Timing arguments and similar values for the derived speeds have been used to support the suggestion of a close relation between Moreton waves and coronal type II bursts (Moreton 1964; Smith 1968; Smith & Harvey 1971; Wild & Smerd 1972). While Kai (1969) found type II burst locations apparently lying on an arc centered on a flare and inferred a relation with a shock wave, the only published account of a direct comparison of type II burst locations with H$\alpha$ Moreton waves is that of Harvey et al. (1974).

To date, there have been only speculative suggestions that some soft X-ray features observed in the solar corona may have been observations of large-scale shock waves. These were based on the behaviour of the soft X-ray features and the apparent overlap in time with metric type II bursts seen in radio spectrograms (Hudson & Karlický 2000; Khan & Hudson 2000).

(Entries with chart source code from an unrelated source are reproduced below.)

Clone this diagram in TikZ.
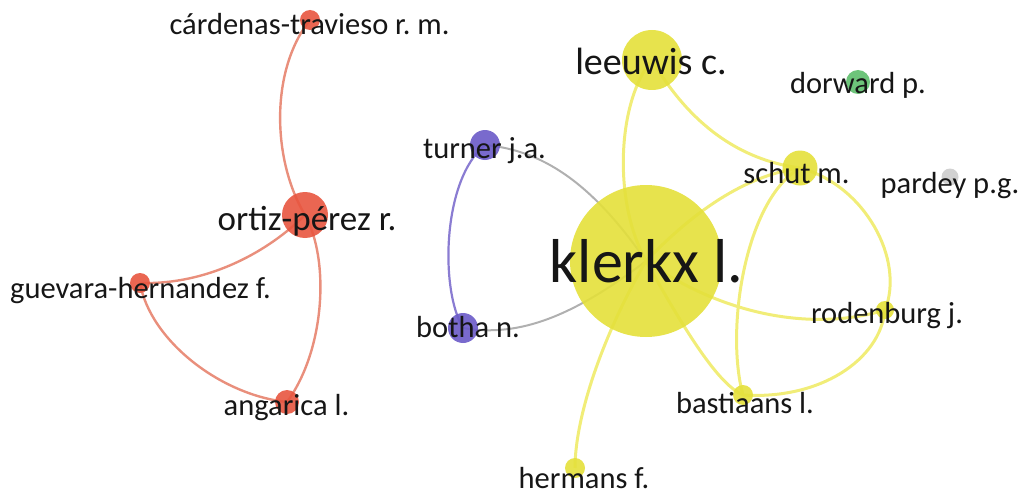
\documentclass[tikz,border=0pt]{standalone}
\usepackage{fontspec}
\setmainfont{Carlito}
\frenchspacing
\pgfdeclarelayer{bg}
\pgfsetlayers{bg,main}
\definecolor{ynode}{HTML}{E4E03A}
\definecolor{yedge}{HTML}{F1ED78}
\definecolor{rnode}{HTML}{E8553F}
\definecolor{redge}{HTML}{E98F7C}
\definecolor{pnode}{HTML}{6A5AC8}
\definecolor{pedge}{HTML}{8A7CD2}
\definecolor{gedge}{HTML}{B0B0B0}
\definecolor{gnnode}{HTML}{5DBE6B}
\definecolor{grnode}{HTML}{CCCCCC}
\definecolor{txt}{HTML}{161616}
\tikzset{
  dot/.style={circle, inner sep=0pt, fill opacity=0.9, minimum size=#1},
  lab/.style={anchor=base, inner sep=0pt, text=txt, font=\fontsize{30.5}{30.5}\selectfont},
  yl/.style={draw=yedge, line width=3pt},
  rl/.style={draw=redge, line width=2.4pt},
  pl/.style={draw=pedge, line width=2.2pt},
  gl/.style={draw=gedge, line width=2pt},
}
\begin{document}
\begin{tikzpicture}[x=1pt,y=-1pt]
\useasboundingbox (0,0) rectangle (1018,495);
% circles
\node[dot=20pt, fill=rnode] (card) at (310,20) {};
\node[dot=46pt, fill=rnode] (ortiz) at (305,215) {};
\node[dot=20pt, fill=rnode] (guev) at (140,283) {};
\node[dot=24pt, fill=rnode] (anga) at (287,402) {};
\node[dot=30pt, fill=pnode] (turn) at (485,145) {};
\node[dot=30pt, fill=pnode] (both) at (463,328) {};
\node[dot=152pt, fill=ynode] (klerkx) at (646,261) {};
\node[dot=60pt, fill=ynode] (leeu) at (652,60) {};
\node[dot=24pt, fill=gnnode] (dorw) at (858,82) {};
\node[dot=35pt, fill=ynode] (schut) at (800,168) {};
\node[dot=17pt, fill=grnode] (pard) at (950,177) {};
\node[dot=18pt, fill=ynode] (rode) at (885,310) {};
\node[dot=20pt, fill=ynode] (bast) at (743,395) {};
\node[dot=20pt, fill=ynode] (herm) at (575,468) {};
% labels
\node[lab] (cardL) at (309.5,35) {cárdenas-travieso r. m.};
\node[lab, font=\fontsize{35}{35}\selectfont] (ortizL) at (307,230) {ortiz-pérez r.};
\node[lab] (guevL) at (140.5,298) {guevara-hernandez f.};
\node[lab] (angaL) at (286.5,415) {angarica l.};
\node[lab] (turnL) at (484.5,158) {turner j.a.};
\node[lab] (bothL) at (468,337) {botha n.};
\node[lab, font=\fontsize{62}{62}\selectfont] (klerkxL) at (646.5,282) {klerkx l.};
\node[lab, font=\fontsize{38}{38}\selectfont] (leeuL) at (651,75) {leeuwis c.};
\node[lab] (dorwL) at (858,93) {dorward p.};
\node[lab] (schutL) at (796.5,183) {schut m.};
\node[lab] (pardL) at (950,193) {pardey p.g.};
\node[lab] (rodeL) at (887,323) {rodenburg j.};
\node[lab] (bastL) at (745,413) {bastiaans l.};
\node[lab] (hermL) at (584,488) {hermans f.};
% edges
\begin{pgfonlayer}{bg}
\draw[rl] (card.center) .. controls (270,70) and (272,160) .. (ortiz.center);
\draw[rl] (ortiz.center) .. controls (270,250) and (210,285) .. (guev.center);
\draw[rl] (ortiz.center) .. controls (330,260) and (325,350) .. (anga.center);
\draw[rl] (guev.center) .. controls (150,340) and (220,395) .. (anga.center);
\draw[pl] (turn.center) .. controls (442,180) and (440,290) .. (both.center);
\draw[gl] (turn.center) .. controls (540,150) and (590,180) .. (klerkx.center);
\draw[gl] (both.center) .. controls (520,338) and (575,315) .. (klerkx.center);
\draw[yl] (leeu.center) .. controls (618,100) and (612,200) .. (klerkx.center);
\draw[yl] (leeu.center) .. controls (690,125) and (740,160) .. (schut.center);
\draw[yl] (klerkx.center) .. controls (700,205) and (750,175) .. (schut.center);
\draw[yl] (schut.center) .. controls (865,185) and (905,260) .. (rode.center);
\draw[yl] (schut.center) .. controls (745,200) and (725,330) .. (bast.center);
\draw[yl] (klerkx.center) .. controls (730,320) and (820,330) .. (rode.center);
\draw[yl] (klerkx.center) .. controls (690,340) and (720,385) .. (bast.center);
\draw[yl] (rode.center) .. controls (880,360) and (820,400) .. (bast.center);
\draw[yl] (klerkx.center) .. controls (600,340) and (575,420) .. (herm.center);
\end{pgfonlayer}
\end{tikzpicture}
\end{document}
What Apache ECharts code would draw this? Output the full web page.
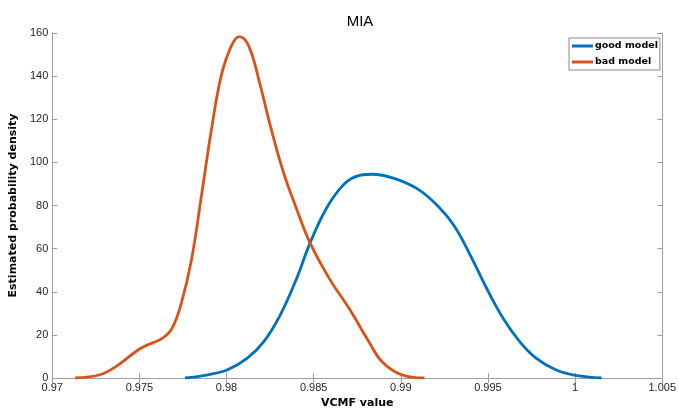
<!DOCTYPE html>
<html>
<head>
<meta charset="utf-8">
<script src="https://cdn.jsdelivr.net/npm/echarts@6/dist/echarts.min.js"></script>
<style>html,body{margin:0;padding:0;background:#fff}#c{width:679px;height:414px}</style>
</head>
<body>
<div id="c"></div>
<script>
const titleText = 'MIA';
const xLabel = 'VCMF value';
const yLabel = 'Estimated probability density';
const seriesNames = ['good model', 'bad model'];

const goodX = [0.97762,0.97894,0.98006,0.98119,0.98214,0.98308,0.98402,0.98477,0.98571,0.98665,0.9874,0.98835,0.98966,0.99098,0.99211,0.99305,0.99399,0.99493,0.99587,0.99682,0.99776,0.99889,1.00002,1.00152];
const goodY = [0,1.5,3.8,9.2,16.9,29.2,46.1,62.2,78.4,89.1,93.4,94.5,92.5,87.6,79.9,70.7,56.9,41.5,27.7,16.9,9.2,3.8,1.2,0];

const badX = [0.97131,0.97273,0.97367,0.97508,0.97631,0.97687,0.97743,0.978,0.97856,0.97913,0.97969,0.98026,0.98073,0.98129,0.98195,0.98252,0.98327,0.98402,0.98477,0.9859,0.98703,0.98816,0.98891,0.99004,0.99136];
const badY = [0,1.5,5.4,13.8,18.4,23,35.4,55.3,84.5,115,140,153.7,158.3,153.7,135.2,116.8,95.3,78.4,63,46.1,32.3,16.9,7.7,1.5,0];

const xMin = 0.97, xMax = 1.005, xStep = 0.005;
const yMin = 0, yMax = 160, yStep = 20;

const pair = (xs, ys) => xs.map((x, i) => [x, ys[i]]);
const axisColor = '#a0a0a0';
const labelColor = '#262626';
const font = 'Liberation Sans, Arial, sans-serif';

const chart = echarts.init(document.getElementById('c'));
chart.setOption({
  animation: false,
  title: { text: titleText, left: 355, top: 9, textAlign: 'center',
    textStyle: { fontFamily: font, fontWeight: 'normal', fontSize: 15, color: '#000' } },
  legend: {
    data: seriesNames, orient: 'vertical', left: 569, top: 38,
    itemWidth: 21, itemHeight: 3, itemGap: 6,
    padding: [3, 2, 3, 3],
    borderColor: '#8a8a8a', borderWidth: 1, backgroundColor: '#fff',
    icon: 'rect',
    textStyle: { fontFamily: 'DejaVu Sans, sans-serif', fontWeight: 'bold', fontSize: 9.5, color: '#000', padding: [0,0,0,-3] }
  },
  grid: { left: 46, right: 14, top: 33, bottom: 34, containLabel: false },
  xAxis: [
    { type: 'value', min: xMin, max: xMax, interval: xStep,
      name: xLabel, nameLocation: 'middle', nameGap: 20,
      nameTextStyle: { fontFamily: 'DejaVu Sans, sans-serif', fontWeight: 'bold', fontSize: 11, color: '#000' },
      axisLine: { lineStyle: { color: axisColor } },
      axisTick: { inside: true, length: 5, lineStyle: { color: axisColor } },
      axisLabel: { fontFamily: font, fontSize: 11, color: labelColor, margin: 4,
        formatter: v => String(+v.toFixed(3)) },
      splitLine: { show: false } },
    { type: 'value', position: 'top', min: xMin, max: xMax, interval: xStep,
      axisLine: { lineStyle: { color: axisColor } },
      axisTick: { inside: true, length: 5, lineStyle: { color: axisColor } },
      axisLabel: { show: false }, splitLine: { show: false } }
  ],
  yAxis: [
    { type: 'value', min: yMin, max: yMax, interval: yStep,
      name: yLabel, nameLocation: 'middle', nameGap: 24, nameRotate: 90,
      nameTextStyle: { fontFamily: 'DejaVu Sans, sans-serif', fontWeight: 'bold', fontSize: 11, color: '#000' },
      axisLine: { show: true, lineStyle: { color: axisColor } },
      axisTick: { show: true, inside: true, length: 5, lineStyle: { color: axisColor } },
      axisLabel: { fontFamily: font, fontSize: 11, color: labelColor, margin: 4 },
      splitLine: { show: false } },
    { type: 'value', position: 'right', min: yMin, max: yMax, interval: yStep,
      axisLine: { show: true, lineStyle: { color: axisColor } },
      axisTick: { show: true, inside: true, length: 5, lineStyle: { color: axisColor } },
      axisLabel: { show: false }, splitLine: { show: false } }
  ],
  series: [
    { name: seriesNames[0], type: 'line', data: pair(goodX, goodY), smooth: 0.4,
      showSymbol: false, symbol: 'none', color: '#0072BD', lineStyle: { width: 2.8, color: '#0072BD' } },
    { name: seriesNames[1], type: 'line', data: pair(badX, badY), smooth: 0.4,
      showSymbol: false, symbol: 'none', color: '#D95319', lineStyle: { width: 2.8, color: '#D95319' } }
  ]
});
</script>
</body>
</html>
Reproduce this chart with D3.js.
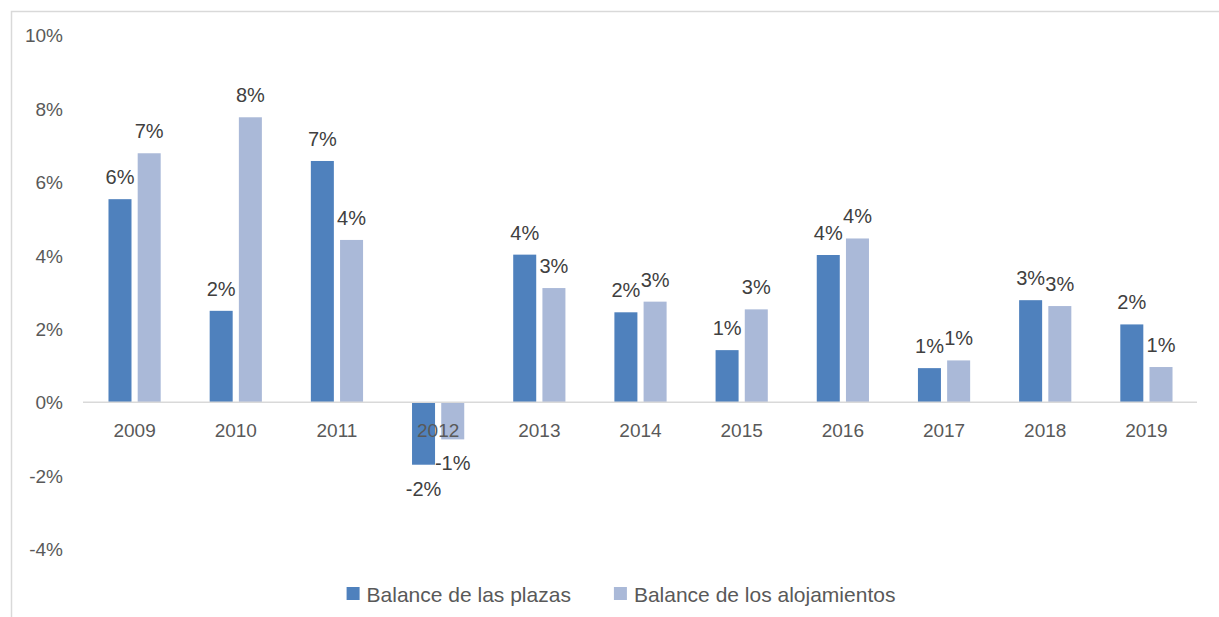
<!DOCTYPE html>
<html>
<head>
<meta charset="utf-8">
<script src="https://cdn.jsdelivr.net/npm/d3@7"></script>
<style>
  body { margin: 0; background: #fff; }
  text { font-family: "Liberation Sans", Arial, sans-serif; }
</style>
</head>
<body>
<div id="bar-chart"></div>
<script>
// data
var years = ["2009", "2010", "2011", "2012", "2013", "2014", "2015", "2016", "2017", "2018", "2019"];
var seriesNames = ["Balance de las plazas", "Balance de los alojamientos"];
var plazas = [5.53, 2.49, 6.57, -1.70, 4.02, 2.45, 1.42, 4.01, 0.93, 2.78, 2.12];
var alojamientos = [6.78, 7.76, 4.42, -1.01, 3.11, 2.74, 2.53, 4.46, 1.14, 2.62, 0.96];
var yTicks = [-4, -2, 0, 2, 4, 6, 8, 10];

var colors = ["#4f81bd", "#aab9d8"];

/**
 * Constructor for the bar chart
 */
function BarChart(){
    var self = this;
    self.init();
};

BarChart.prototype.init = function(){
    var self = this;
    self.svgWidth = 1219;
    self.svgHeight = 617;

    self.svg = d3.select("#bar-chart").append("svg")
        .attr("width", self.svgWidth)
        .attr("height", self.svgHeight);

    // chart frame (only top and left edges fall inside the picture)
    self.svg.append("rect")
        .attr("x", 11.5)
        .attr("y", 11.5)
        .attr("width", 1300)
        .attr("height", 700)
        .style("fill", "none")
        .style("stroke", "#d9d9d9")
        .style("stroke-width", 1.5);
};

BarChart.prototype.update = function(){
    var self = this;

    var rows = years.map(function(y, i){
        return {year: y, values: [plazas[i], alojamientos[i]]};
    });

    // SCALES
    self.x0 = d3.scaleBand()
        .domain(years)
        .range([84, 1197])
        .paddingInner(0.484)
        .paddingOuter(0.242);

    self.x1 = d3.scaleBand()
        .domain([0, 1])
        .range([0, self.x0.bandwidth()])
        .paddingInner(0.212);

    self.y = d3.scaleLinear()
        .domain([-4, 10])
        .range([549.2, 35]);

    // y axis labels (no gridlines, no axis line)
    var yAxis = d3.axisLeft(self.y)
        .tickValues(yTicks)
        .tickSize(0)
        .tickPadding(0)
        .tickFormat(function(d){ return d + "%"; });

    var yg = self.svg.append("g")
        .attr("class", "y-axis")
        .attr("transform", "translate(63,0)")
        .call(yAxis);
    yg.select(".domain").remove();
    yg.selectAll("text")
        .style("font-size", "19px")
        .style("fill", "#595959")
        .attr("dy", "0.35em");

    // bars
    var groups = self.svg.selectAll(".year")
        .data(rows)
        .enter().append("g")
        .attr("class", "year")
        .attr("transform", function(d){ return "translate(" + self.x0(d.year) + ",0)"; });

    groups.selectAll("rect")
        .data(function(d){ return d.values.map(function(v, k){ return {k: k, v: v}; }); })
        .enter().append("rect")
        .attr("x", function(d){ return self.x1(d.k); })
        .attr("width", self.x1.bandwidth())
        .attr("y", function(d){ return self.y(Math.max(0, d.v)); })
        .attr("height", function(d){ return Math.abs(self.y(d.v) - self.y(0)); })
        .style("fill", function(d){ return colors[d.k]; });

    // zero line
    self.svg.append("line")
        .attr("x1", 83)
        .attr("x2", 1197)
        .attr("y1", self.y(0))
        .attr("y2", self.y(0))
        .style("stroke", "#d9d9d9")
        .style("stroke-width", 1.5);

    // category labels, drawn over the bars like the original
    var xAxis = d3.axisBottom(self.x0)
        .tickSize(0)
        .tickPadding(0);
    var xg = self.svg.append("g")
        .attr("class", "x-axis")
        .attr("transform", "translate(0," + self.y(0) + ")")
        .call(xAxis);
    xg.select(".domain").remove();
    xg.selectAll("text")
        .attr("y", 35)
        .attr("dy", 0)
        .style("font-size", "19px")
        .style("fill", "#595959");

    // data labels
    groups.selectAll(".label")
        .data(function(d){ return d.values.map(function(v, k){ return {k: k, v: v}; }); })
        .enter().append("text")
        .attr("class", "label")
        .attr("x", function(d){ return self.x1(d.k) + self.x1.bandwidth() / 2; })
        .attr("y", function(d){
            return d.v >= 0 ? self.y(d.v) - 15 : self.y(d.v) + 31;
        })
        .attr("text-anchor", "middle")
        .style("font-size", "20px")
        .style("fill", "#404040")
        .text(function(d){ return Math.round(d.v) + "%"; });

    // legend
    var legend = self.svg.append("g").attr("class", "legend");
    var items = legend.selectAll(".item")
        .data(seriesNames)
        .enter().append("g")
        .attr("class", "item");
    items.append("rect")
        .attr("width", 13)
        .attr("height", 13)
        .attr("y", 587)
        .style("fill", function(d, i){ return colors[i]; });
    items.append("text")
        .attr("x", 20)
        .attr("y", 602)
        .style("font-size", "21px")
        .style("fill", "#595959")
        .text(function(d){ return d; });

    var widths = [];
    items.select("text").each(function(){ widths.push(this.getComputedTextLength()); });
    var total = 20 + widths[0] + 43 + 20 + widths[1];
    var start = 621 - total / 2;
    items.attr("transform", function(d, i){
        var off = i == 0 ? start : start + 20 + widths[0] + 43;
        return "translate(" + off + ",0)";
    });
};

var chart = new BarChart();
chart.update();
</script>
</body>
</html>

In this paper we report observations of a transient, large-scale, propagating feature seen in soft X-ray images associated with a major solar flare on 1997 November 3. This event is associated with an H$\alpha \/$ Moreton wave, an EIT wave, and a coronal type II burst. We examine the nature of the soft X-ray disturbance and compare with radio spectrograph data as well as H$\alpha$, EIT 195 Å and radio images. Our results suggest that the soft X-ray disturbance observed in the early stages is the first clearly demonstrated signature of a large-scale coronal shock wave observed in soft X-rays.